Parents and students at some local schools such as Thorpe St Andrew High School, Sprowston High School and Sewell Park Academy, and regular readers of the education pages in the paper, know that many schools are considering changing format to become academies.

Eastern Daily Press: Heartsease Primary Academy has changed status in recent times.Heartsease Primary Academy has changed status in recent times. (Image: Archant)

The Open Academy, where GCSE grades are improving, and Hellesdon High School made this structural change some time ago. I'm writing this month about the principles behind that change. What does it mean for students?

A third of secondary schools in Norfolk need to improve. That's worse than elsewhere in England. That's not just a big number – it's real people. It's around 13,000 students who deserve better. They only get one chance at education, and if they are failed, they carry it with them through their life.

We do Norfolk children no service at all if we deny the need for change. I was schooled at Norfolk comprehensives myself and had dedicated, hardworking teachers in my own family.

I want to see all schools in north Norwich giving a decent education to our young people, and I will do all I can to help local schools improve.

I believe that converting to being an academy can help schools serve their students and the whole community better. Here's why.

First of all, being an academy is designed to give the headteacher and their team more control over their decisions and resources. They can be creative and innovative and practical. They can do what works and what will most help their students.

We can all agree across party lines that the academy programme has 'enabled schools to bring in dynamic teaching and leadership', as Labour MP Stephen Twigg wrote in the Daily Telegraph.

Secondly, that attitude can help the poorest students the most. Here is Stephen Twigg again, with whom I work closely in Parliament on youth employment: 'The effects have been notable.

'The Manchester Academy in Moss Side was one of the worst performing schools in the country. When it became an academy, only eight per cent of pupils got five good GCSEs. Now more than 80 per cent do.

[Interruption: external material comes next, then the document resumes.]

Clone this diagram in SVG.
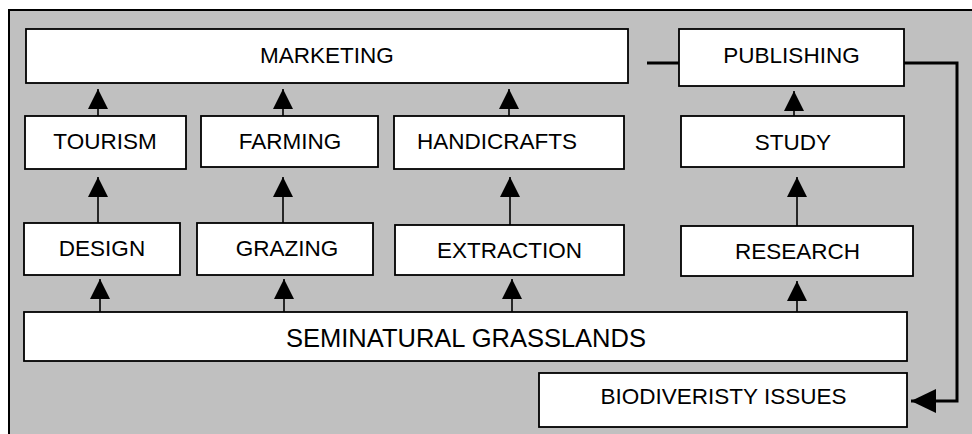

'Or Mossbourne in Hackney, set up in an area known as 'the murder mile'. What was once a sink school, is now, for the third year in succession, in the top 10 best performing schools in the country.'

Thirdly, as Twigg shows, everyone can benefit: 'Mossbourne, combined with drive and leadership from the local authority, raised performance in all local schools – academies or not. Where once parents fought to get out of the local school system, they now fight to get in.'

The cross-party education select committee agreed in its 2015 report on academies: 'Whereas there were few if any alternatives to local authority oversight in the past, now a weak education authority knows that it must improve... Both academies and state maintained schools have a role to play in system-wide improvement by looking outwards and accepting challenge in order to ensure high quality education for all children.'

Fourthly, we should not be ideological about this issue. What matters is what works. That Parliamentary committee is quite right to say that 'for children, parents and the community it is the quality of education, not the status of the provider which is the measure of success.'

I was pretty struck by a headline in the Hornsey Journal a few years ago. It said: 'Campaigners: Hands off our failing school.'

Why would someone fight to keep a school failing? Why wouldn't we try everything that could give our kids a better chance?

Obviously, each school's circumstances might be different, and it is very important to win the support of the local community. School governors have to consider these decisions carefully, as community representatives. The interim board of Sewell Park College had to do so before it converted to become an academy and Sprowston High School governors are deliberating at the moment. As part of the community myself I wish them wisdom and vision in improving the school.

And I don't argue that every academy is perfect. The point is that emerging evidence suggests that sponsored academies can be an effective way of tackling sustained under-performance.

The local press analysed last year that 'overall, sponsored academies have improved.

'These were schools that were made into academies precisely because their performance was not good enough.'

The four Norfolk schools that were rated 'inadequate' before converting all improved.

Fifthly, there are some successful local schools which are becoming academies in order to improve even further. Thorpe St Andrew School, one of the best in the county, recently announced it will do this to work with other schools.

At Hellesdon High School, which became an academy in 2012 and of which I am a trustee, Ofsted said 'staff, teachers and governors are delighted by the school's accomplishments and have a passion to improve it further. Students are proud representatives of their school'.

The Open Academy is closing the gap with the national average, with 'strong leadership'.

And I was chair of governors at Heartsease Primary School as it considered becoming an academy. Their results were good, and have been sustained.

So, although the evidence is still fairly fresh, and no one size fits all, I support the principle of academies. Becoming an academy can help a school to improve.

We all want better schooling for our children. We should give academies a chance.